Alloy steel (contains non-carbon elements)

Cast iron (>2.1% carbon)

Wrought iron (contains slag)

Cast iron usually refers to grey iron, but also identifies a large group of ferrous alloys, which solidify with a eutectic. The colour of a fractured surface can be used to identify an alloy. White cast iron is named after its white surface when fractured, due to its carbide impurities which allow cracks to pass straight through. Grey cast iron is named after its grey fractured surface, which occurs because the graphitic flakes deflect a passing crack and initiate countless new cracks as the material breaks.

Carbon (C) and silicon (Si) are the main alloying elements, with the amount ranging from 2.1 to 4 wt% and 1 to 3 wt%, respectively. While this technically makes these base alloys ternary Fe-C-Si alloys, the principle of cast iron solidification is understood from the binary iron-carbon phase diagram. Since the compositions of most cast irons are around the eutectic point of the iron-carbon system, the melting temperatures closely correlate, usually ranging from 1,150 to 1,200 °C (2,102 to 2,192 °F), which is about 300 °C (572 °F) lower than the melting point of pure iron.

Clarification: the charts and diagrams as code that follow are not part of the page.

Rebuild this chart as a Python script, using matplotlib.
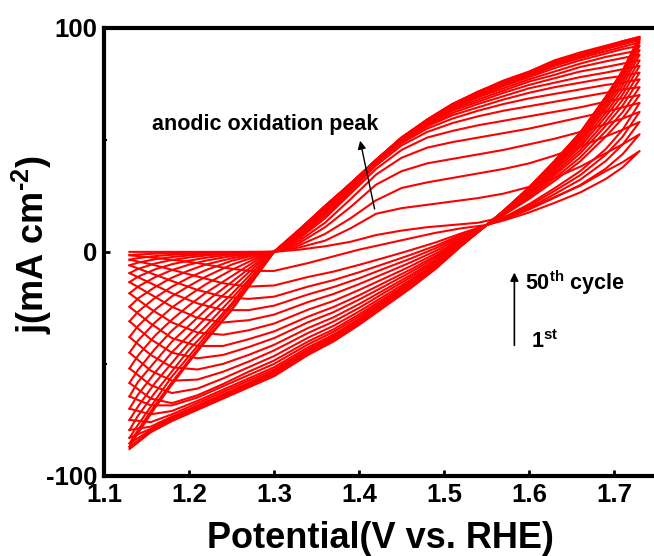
import matplotlib
matplotlib.use('Agg')
import matplotlib.pyplot as plt
from matplotlib.ticker import FixedLocator

plt.rcParams['font.family'] = ['Liberation Sans', 'DejaVu Sans']
plt.rcParams['font.weight'] = 'bold'
plt.rcParams['axes.unicode_minus'] = False
plt.rcParams['mathtext.fontset'] = 'custom'
plt.rcParams['mathtext.rm'] = 'Liberation Sans:bold'
plt.rcParams['mathtext.it'] = 'Liberation Sans:bold'
plt.rcParams['mathtext.bf'] = 'Liberation Sans:bold'
plt.rcParams['mathtext.default'] = 'rm'

# potentials (V vs RHE) of the read-off points
E_fwd_low = [1.13, 1.14, 1.16, 1.18, 1.20, 1.22, 1.25, 1.28]
E_fwd_high = [1.30, 1.33, 1.36, 1.39, 1.42, 1.45, 1.48, 1.51, 1.54, 1.57,
              1.60, 1.63, 1.66, 1.69, 1.71, 1.73]
E_rev_high = [1.73, 1.71, 1.69, 1.66, 1.63, 1.60, 1.57, 1.55]
E_rev_mid = [1.52, 1.49, 1.46, 1.43, 1.40, 1.37, 1.34, 1.30]
E_rev_low = [1.27, 1.24, 1.21, 1.18, 1.155, 1.13]

# current density (mA cm-2), one row per plotted cycle, 1st -> 50th
# anodic sweep 1.13 - 1.28 V
fwd_low = [
    [0, 0, 0, 0, 0, 0, 0, 0],
    [-1.5, -1.2, -0.8, -0.6, -0.4, -0.3, -0.1, 0],
    [-3.5, -2.8, -1.9, -1.3, -0.9, -0.6, -0.3, -0.1],
    [-6, -4.8, -3.3, -2.3, -1.6, -1, -0.5, -0.1],
    [-9.5, -7.6, -5.2, -3.6, -2.5, -1.6, -0.8, -0.2],
    [-13.5, -11.1, -7.8, -5.5, -3.9, -2.6, -1.2, -0.3],
    [-18.5, -15.5, -11.3, -8.1, -5.7, -3.9, -1.9, -0.6],
    [-24.5, -20.8, -15.7, -11.5, -8.3, -5.6, -2.9, -0.7],
    [-31, -26.7, -20.5, -15.5, -11.5, -8.1, -4, -1.2],
    [-38, -33.1, -25.8, -19.8, -15.2, -11, -5.7, -1.9],
    [-45, -39.6, -31.5, -24.8, -19.4, -14.4, -8.1, -2.7],
    [-52, -46.3, -37.4, -30.2, -23.9, -18.2, -10.9, -3.6],
    [-58.5, -52.7, -43.3, -35.1, -28.7, -22.2, -13.5, -4.7],
    [-64.5, -58, -49, -40, -32.9, -25.8, -16.1, -5.8],
    [-70, -63.7, -53.9, -44.8, -37.1, -29.4, -18.9, -7],
    [-75, -69, -58.5, -49.5, -40.5, -33, -21, -8.3],
    [-79.5, -73.1, -62.8, -53.3, -43.7, -35.8, -23.1, -8.7],
    [-83, -77.2, -66.4, -55.6, -46.5, -37.4, -24.1, -10],
    [-85.5, -79.5, -68.4, -58.1, -48.3, -38.9, -25.7, -10.3],
    [-87, -80.9, -69.6, -59.2, -49.2, -39.6, -26.1, -10.4],
]

# anodic sweep 1.30 - 1.73 V
fwd_high = [
    [0, 1, 2.5, 4.5, 7.5, 9.5, 11, 12, 13, 15.5, 19.5, 24.5, 29.5, 36, 40, 45],
    [0, 2, 5, 10.5, 17, 19.5, 21, 22.5, 24, 26, 29, 33, 38, 44, 48, 52.5],
    [0, 3, 8, 15, 23, 28.5, 31, 33, 35, 37, 39.5, 43, 47, 51.5, 54.5, 58],
    [0, 4, 11, 20, 30, 36, 39.5, 41.5, 43.5, 45.5, 48, 50.5, 53.5, 57, 59.5, 62.5],
    [0, 5, 13, 23.5, 34.5, 42, 46.5, 49, 51, 53, 55, 57.5, 60, 62.5, 64.5, 66.5],
    [0, 6, 15, 26, 37, 45.5, 51, 54, 56.5, 58.5, 60.5, 62.5, 64.5, 67, 68.5, 70],
    [0, 6.5, 16, 27, 38.5, 47.5, 53.5, 57.5, 60.5, 63, 65, 67, 69, 71, 72.5, 73.5],
    [0, 7, 17, 28, 39.5, 48.5, 55, 59.5, 63, 66, 68.5, 70.5, 72.5, 74.5, 75.5, 77],
    [0, 7.5, 17.5, 28.5, 40, 49, 56, 61, 64.5, 68, 71, 73.5, 75.5, 77.5, 78.5, 80],
    [0, 8, 18, 29, 40, 49.5, 56.5, 62, 66, 69.5, 73, 75.5, 78, 80, 81.5, 83],
    [0, 8.5, 18.5, 29.5, 40.5, 50, 57, 63, 67, 71, 74.5, 77.5, 80.5, 82.5, 84, 85.5],
    [0, 9, 19, 29.5, 40.5, 50, 57.5, 63.5, 68, 72, 76, 79, 82.5, 85, 86.5, 88],
    [0, 9, 19.5, 30, 40.5, 50.5, 58, 64, 69, 73, 77, 80.5, 84, 87, 88.5, 90],
    [0, 9.5, 19.5, 30, 41, 50.5, 58, 64.5, 69.5, 74, 78, 82, 85.5, 88.5, 90.5, 92],
    [0, 9.5, 20, 30, 41, 50.5, 58.5, 65, 70, 74.5, 78.5, 83, 86.5, 89.5, 91.5, 93.5],
    [0, 9.5, 20, 30.5, 41, 51, 58.5, 65.5, 70.5, 75, 79, 83.5, 87, 90.5, 92.5, 94.5],
    [0, 10, 20, 30.5, 41, 51, 58.5, 65.5, 71, 75.5, 79.5, 84, 87.5, 91, 93, 95],
    [0, 10, 20.5, 30.5, 41, 51, 59, 66, 71, 76, 80, 84.5, 88, 91.5, 93.5, 95.5],
    [0, 10, 20.5, 30.5, 41, 51, 59, 66, 71.5, 76, 80, 85, 88.5, 91.5, 94, 95.8],
    [0, 10, 20.5, 30.5, 41, 51, 59, 66, 71.5, 76.5, 80.5, 85.5, 89, 92, 94, 96],
]

# cathodic sweep 1.73 - 1.55 V
rev_high = [
    [45, 37.7, 32.5, 26.5, 21.9, 17.6, 14, 12],
    [52.5, 43.6, 37.1, 29.8, 24.2, 18.9, 14.4, 12],
    [58, 47.9, 40.5, 32.2, 25.8, 19.8, 14.8, 12],
    [62.5, 51.4, 43.3, 34.2, 27.2, 20.6, 15, 12],
    [66.5, 54.5, 45.8, 36, 28.4, 21.3, 15.3, 12],
    [70, 59.6, 51.4, 40.4, 31.7, 23.6, 16.4, 12],
    [73.5, 62.4, 53.8, 42.1, 32.9, 24.3, 16.6, 12],
    [77, 65.3, 56.2, 43.9, 34.1, 25, 16.9, 12],
    [80, 67.8, 58.2, 45.3, 35.1, 25.6, 17.1, 12],
    [83, 70.2, 60.3, 46.8, 36.1, 26.2, 17.3, 12],
    [85.5, 72.3, 62, 48, 37, 26.7, 17.5, 12],
    [88, 74.3, 63.7, 49.2, 37.8, 27.2, 17.7, 12],
    [90, 76, 65, 50.2, 38.5, 27.6, 17.9, 12],
    [92, 77.6, 66.4, 51.2, 39.2, 28, 18, 12],
    [93.5, 78.8, 67.4, 51.9, 39.7, 28.3, 18.1, 12],
    [94.5, 79.7, 68.1, 52.4, 40.1, 28.5, 18.2, 12],
    [95, 80.1, 68.4, 52.7, 40.2, 28.6, 18.2, 12],
    [95.5, 80.5, 68.8, 52.9, 40.4, 28.7, 18.3, 12],
    [95.8, 80.7, 69, 53.1, 40.5, 28.8, 18.3, 12],
    [96, 80.9, 69.1, 53.2, 40.6, 28.8, 18.3, 12],
]

# cathodic sweep 1.52 - 1.30 V
rev_mid = [
    [10.5, 8.5, 6, 3.5, 1, -2, -5, -8.5],
    [8.2, 4.2, 0.7, -2.6, -5.8, -8.8, -11.2, -15],
    [7.5, 2.7, -1.4, -5.3, -9.1, -12.6, -15.5, -20],
    [7, 1.6, -3.1, -7.4, -11.8, -15.7, -19, -24],
    [6.4, 0.4, -4.8, -9.6, -14.4, -18.8, -22.4, -28],
    [5.8, -0.8, -6.5, -11.8, -17, -21.9, -25.8, -32],
    [5.4, -1.8, -8, -13.7, -19.4, -24.6, -28.9, -35.5],
    [4.9, -2.6, -9.2, -15.3, -21.3, -26.9, -31.4, -38.5],
    [4.5, -3.5, -10.5, -16.9, -23.3, -29.2, -34, -41.5],
    [4.2, -4.2, -11.5, -18.2, -25, -31.1, -36.2, -44],
    [3.8, -5, -12.6, -19.6, -26.6, -33, -38.3, -46.5],
    [3.5, -5.5, -13.4, -20.7, -27.9, -34.6, -40, -48.5],
    [3.3, -6, -14, -21.5, -28.9, -35.7, -41.3, -50],
    [3.1, -6.4, -14.7, -22.3, -29.9, -36.9, -42.6, -51.5],
    [3, -6.7, -15.1, -22.8, -30.6, -37.7, -43.5, -52.5],
    [2.9, -6.9, -15.4, -23.3, -31.1, -38.3, -44.2, -53.3],
    [2.8, -7.1, -15.7, -23.6, -31.6, -38.8, -44.8, -54],
    [2.7, -7.3, -15.9, -23.9, -31.9, -39.2, -45.2, -54.5],
    [2.6, -7.4, -16.1, -24.2, -32.2, -39.6, -45.6, -55],
    [2.6, -7.6, -16.4, -24.5, -32.6, -40, -46, -55.5],
]

# cathodic sweep 1.27 - 1.13 V
rev_low = [
    [-8.5, -7, -5, -3.5, -2.5, -1.5],
    [-15.5, -14, -11, -8, -5.5, -3.5],
    [-21, -20, -17, -13, -9.5, -6],
    [-26, -26, -23, -18.5, -14, -9.5],
    [-30.5, -31.5, -29.5, -24.5, -19, -13.5],
    [-35, -37, -36, -31.5, -25.5, -18.5],
    [-39, -42, -42, -38.5, -32, -24.5],
    [-42.5, -46, -47.5, -45, -39, -31],
    [-46, -50, -52.5, -51.5, -46, -38],
    [-49, -53.5, -57, -57.5, -53, -45],
    [-51.5, -56.5, -61, -63, -59.5, -52],
    [-53.5, -59, -64, -67.5, -65.5, -58.5],
    [-55, -60, -65, -68.5, -68.5, -64.5],
    [-56.5, -61.5, -66.5, -71, -72.5, -70],
    [-57.5, -62.5, -67.5, -72.5, -76, -75],
    [-58.5, -63.5, -68.5, -73.5, -78, -79.5],
    [-59, -64, -69, -74, -79, -83],
    [-59.5, -64.5, -69.5, -74.5, -79.5, -85.5],
    [-60, -65, -70, -75, -80, -87],
    [-60.5, -65.5, -70.5, -75.5, -80.5, -88],
]

fig = plt.figure(figsize=(6.54, 5.56), dpi=100)
ax = fig.add_axes([0.159, 0.144, 0.845, 0.806])

E = E_fwd_low + E_fwd_high + E_rev_high + E_rev_mid + E_rev_low
for i in range(len(fwd_low)):
    j = fwd_low[i] + fwd_high[i] + rev_high[i] + rev_mid[i] + rev_low[i]
    ax.plot(E, j, color='red', lw=1.5, solid_joinstyle='round')

ax.set_xlim(1.1, 1.75)
ax.set_ylim(-100, 100)
ax.set_xticks([1.1, 1.2, 1.3, 1.4, 1.5, 1.6, 1.7])
ax.set_yticks([-100, 0, 100])
ax.yaxis.set_minor_locator(FixedLocator([-50, 50]))
ax.tick_params(which='major', direction='in', length=4, width=2, labelsize=18.5, pad=5)
ax.tick_params(which='minor', direction='in', length=2.5, width=1.5)
for s in ax.spines.values():
    s.set_linewidth(3)

ax.set_xlabel('Potential(V vs. RHE)', fontsize=26, fontweight='bold', va='top')
ax.xaxis.set_label_coords(0.5, -0.1)
ax.set_ylabel(r'j(mA cm$^{\text{-2}}$)', fontsize=26, fontweight='bold')
ax.yaxis.set_label_coords(-0.09, 0.517)

ax.text(1.157, 57, 'anodic oxidation peak', fontsize=15.5, fontweight='bold', va='center')
ax.annotate('', xy=(1.4006, 50.8), xytext=(1.419, 17.9),
            arrowprops=dict(arrowstyle='-|>', color='black', lw=1, mutation_scale=12))

ax.annotate('', xy=(1.5827, -8), xytext=(1.5827, -43),
            arrowprops=dict(arrowstyle='-|>', color='black', lw=1.2, mutation_scale=12))
ax.text(1.595, -17, '50$^{th}$ cycle', fontsize=15.5, fontweight='bold', va='baseline')
ax.text(1.602, -43, '1$^{st}$', fontsize=15.5, fontweight='bold', va='baseline')

fig.savefig('out.png', dpi=100)
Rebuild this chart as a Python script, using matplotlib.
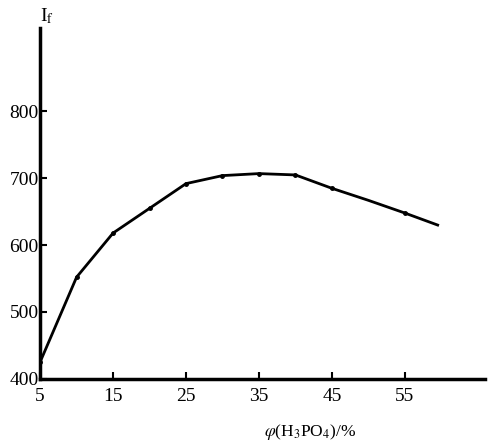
import matplotlib
matplotlib.use("Agg")
import matplotlib.pyplot as plt

# volume fraction of H3PO4 (%) and fluorescence intensity
conc = [5, 10, 15, 20, 25, 30, 35, 40, 45, 50, 55, 59.5]
intensity = [425, 552, 618, 655, 692, 704, 707, 705, 685, 667, 648, 630]
marked = [True, True, True, True, True, True, True, True, True, False, True, False]

xticks = [5, 15, 25, 35, 45, 55]
yticks = [400, 500, 600, 700, 800]

plt.rcParams['font.family'] = ['Liberation Serif', 'DejaVu Serif']
plt.rcParams['mathtext.fontset'] = 'stix'

fig = plt.figure(figsize=(4.89, 4.43), dpi=100)
ax = fig.add_axes([0.082, 0.145, 0.91, 0.792])

ax.plot(conc, intensity, color='black', lw=2.0)
mx = [c for c, m in zip(conc, marked) if m]
my = [v for v, m in zip(intensity, marked) if m]
ax.plot(mx, my, 'o', color='black', ms=2.5)

ax.set_xlim(5, 66)
ax.set_ylim(400, 925)
ax.set_xticks(xticks)
ax.set_yticks(yticks)
ax.spines['top'].set_visible(False)
ax.spines['right'].set_visible(False)
ax.spines['left'].set_linewidth(2.5)
ax.spines['bottom'].set_linewidth(2.5)
ax.tick_params(direction='in', length=5, width=1.5, labelsize=14, pad=1)
ax.tick_params(axis='x', pad=7)

ax.text(0.0, 1.005, r'I$_\mathrm{f}$', transform=ax.transAxes, fontsize=14,
        ha='left', va='bottom')
ax.text(0.607, -0.152, r'$\varphi$(H$_3$PO$_4$)/%', transform=ax.transAxes,
        fontsize=12.5, ha='center', va='center')

fig.savefig('out.png', dpi=100)
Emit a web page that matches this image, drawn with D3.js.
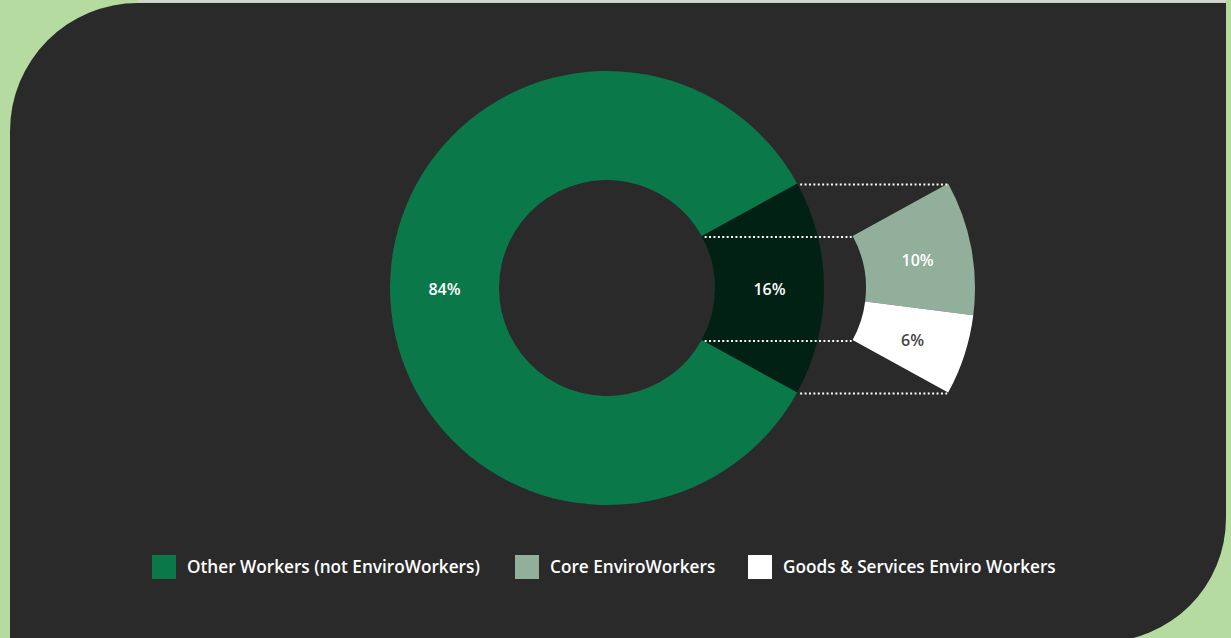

Cast iron tends to be brittle, except for malleable cast irons. With its relatively low melting point, good fluidity, castability, excellent machinability, resistance to deformation and wear resistance, cast irons have become an engineering material with a wide range of applications and are used in pipes, machines and automotive industry parts, such as cylinder heads (declining usage), cylinder blocks and gearbox cases (declining usage). It is resistant to destruction and weakening by oxidisation (rust).